1: POINT: b. A charge that equals 1 percent of the loan amount.



2: CLOSING: d. The process of legally transferring a piece of
property to the buyer from the seller.



3. DEED OF TRUST: a. A legal document needed to purchase a house
in Arizona.




4. LOCK: c. A period of time for which a certain interest rate is
good.




5. QUALIFYING: c. The process of meeting the financial requirements
for a home mortgage, in which a borrower's credit, income and debt, among other
items, are reviewed.




6. ANNUAL PERCENTAGE RATE: a. The effective rate of interest.



7. PITI IS AN ACRONYM FOR: a. Principal, interest, taxes and
insurance.




8. ANNUAL CAP: d. The amount that an interest rate on an
adjustable-rate mortgage (ARM) can be raised or lowered each year.




9. A DEBT-TO-INCOME RATIO: b. The ratio of a borrower's monthly debt
compared with monthly gross income, used to figure out whether the buyer can
qualify for the loan.




10. AMORTIZATION: d. Repayment of a mortgage through payments made
over a set period of time at regular intervals.

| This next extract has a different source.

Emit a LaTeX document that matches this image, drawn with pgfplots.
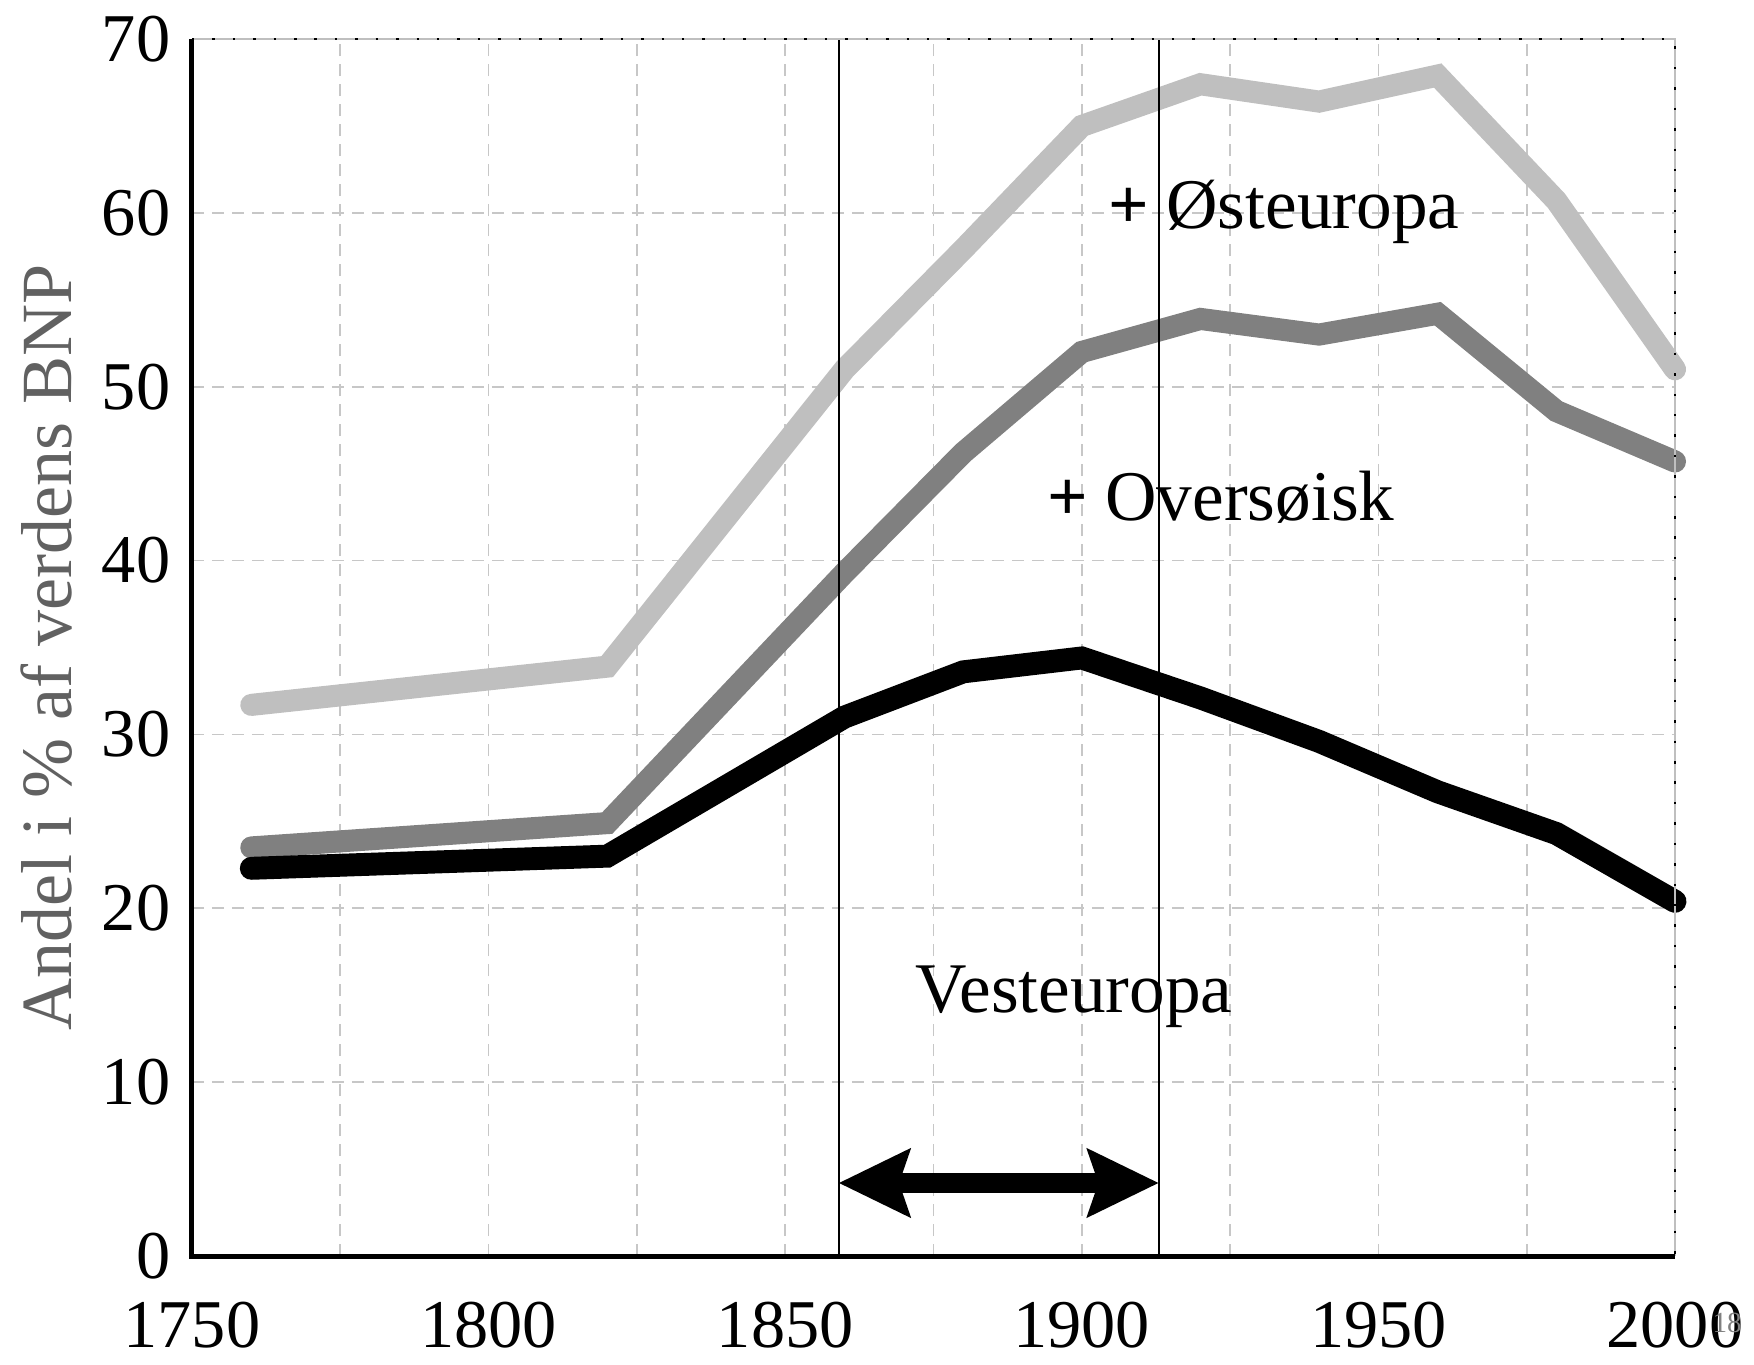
\documentclass[border=0pt]{standalone}
\usepackage{fontspec}
\setmainfont{Liberation Serif}
\usepackage{pgfplots}
\usepackage{pgfplotstable}
\pgfplotsset{compat=1.18}
\usetikzlibrary{arrows.meta}

\pgfplotstableread{
year west over east
1760 22.3 23.5 31.7
1820 23.0 24.9 33.9
1860 31.0 39.3 51.0
1880 33.6 46.2 57.9
1900 34.4 52.0 65.0
1920 32.1 53.9 67.4
1940 29.6 53.0 66.4
1960 26.7 54.2 67.9
1980 24.3 48.6 60.7
2000 20.4 45.7 51.0
}\datatab

\begin{document}
\begin{tikzpicture}
\begin{axis}[
  scale only axis,
  width=355.92pt, height=292.08pt,
  xmin=1750, xmax=2000, ymin=0, ymax=70,
  clip=false,
  axis line style={draw=none},
  xtick={1750,1800,1850,1900,1950,2000},
  minor xtick={1775,1825,1875,1925,1975},
  ytick={0,10,20,30,40,50,60,70},
  major tick length=0pt, minor tick length=0pt,
  grid=both,
  major grid style={black!22, line width=0.4pt, dash pattern=on 2.9pt off 1.9pt},
  minor grid style={black!22, line width=0.4pt, dash pattern=on 2.9pt off 1.9pt},
  /pgf/number format/assume math mode=true,
  /pgf/number format/1000 sep={},
  tick label style={font=\fontsize{16.4}{19}\selectfont, inner sep=0pt},
  xticklabel style={anchor=center, yshift=-16.7pt},
  yticklabel style={anchor=east, xshift=-5pt},
  ylabel={Andel i \% af verdens BNP},
  ylabel style={font=\fontsize{17.3}{20}\selectfont, text=black!62, at={(rel axis cs:0,0.5)}, anchor=center, yshift=35pt},
]
\addplot[black!25, line width=5.3pt, line cap=round, line join=miter] table[x=year, y=east]{\datatab};
\addplot[black!50, line width=5.3pt, line cap=round, line join=miter] table[x=year, y=over]{\datatab};
\addplot[black, line width=5.5pt, line cap=round, line join=miter] table[x=year, y=west]{\datatab};

\draw[black, line width=0.5pt] (axis cs:1859,0) -- (axis cs:1859,70);
\draw[black, line width=0.5pt] (axis cs:1913,0) -- (axis cs:1913,70);
\draw[black, line width=5pt, {Stealth[length=17pt,width=16pt,inset=2.5pt]}-{Stealth[length=17pt,width=16pt,inset=2.5pt]}] (axis cs:1859,4.2) -- (axis cs:1913,4.2);

\node[anchor=base west, inner sep=0pt, font=\fontsize{17.1}{19}\selectfont] at (axis cs:1904.3,59.1) {\textbf{+} Østeuropa};
\node[anchor=base west, inner sep=0pt, font=\fontsize{17.1}{19}\selectfont] at (axis cs:1894.0,42.3) {\textbf{+} Oversøisk};
\node[anchor=base west, inner sep=0pt, font=\fontsize{17.1}{19}\selectfont] at (axis cs:1871.9,14.0) {Vesteuropa};

\draw[black!25, line width=0.5pt] (rel axis cs:0,1) -- (rel axis cs:1,1) -- (rel axis cs:1,0);
\draw[black, line width=0.6pt, dash pattern=on 0.6pt off 4.3pt] (rel axis cs:0,1) -- (rel axis cs:1,1) -- (rel axis cs:1,0);
\draw[black, line width=1.2pt] (rel axis cs:0,1) -- (rel axis cs:0,0) -- (rel axis cs:1,0);

\node[text=black!50, font=\fontsize{7}{8}\selectfont, anchor=center, inner sep=0pt] at (axis cs:2008.8,-3.85) {18};
\coordinate (sw) at (rel axis cs:0,0);
\end{axis}
\pgfresetboundingbox
\path[use as bounding box] ([xshift=-46.08pt, yshift=-25.92pt]sw) rectangle ([xshift=374.88pt, yshift=301.44pt]sw);
\end{tikzpicture}
\end{document}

11. SETBACKS: c. The distance that a house must be from a curb and
from the property lines of neighboring houses or development, according to city
codes.




12. ESCROW: c. Property, documents and/or money held for safekeeping
until specified terms of a sales contract are completed.




13. HAZARD INSURANCE: b. Insurance covering damage from certain
occurrences, such as fire and wind. Can be included in the mortgage payment.




14. CAVEAT EMPTOR: a. "Let the buyer beware."



15. LOAN-TO-VALUE RATIO: c. The amount borrowed compared with the
appraised value or sales price of a house.





SCORING:



70 to 75: You're a pro at the home-buying game. How many houses have you
purchased? Four? Six? Or are you a real-estate agent?



50 to 65: You've been through this real-estate thing before, at least
once. Still, you'll need to concentrate on your next sale/purchase to make sure
your eyes don't glaze over at some of the jargon.



Below 50: Remedial real-estate help is needed. Retake the quiz. Read the
real-estate columns. And, please, talk to some real-estate and lending
professionals before you buy a house.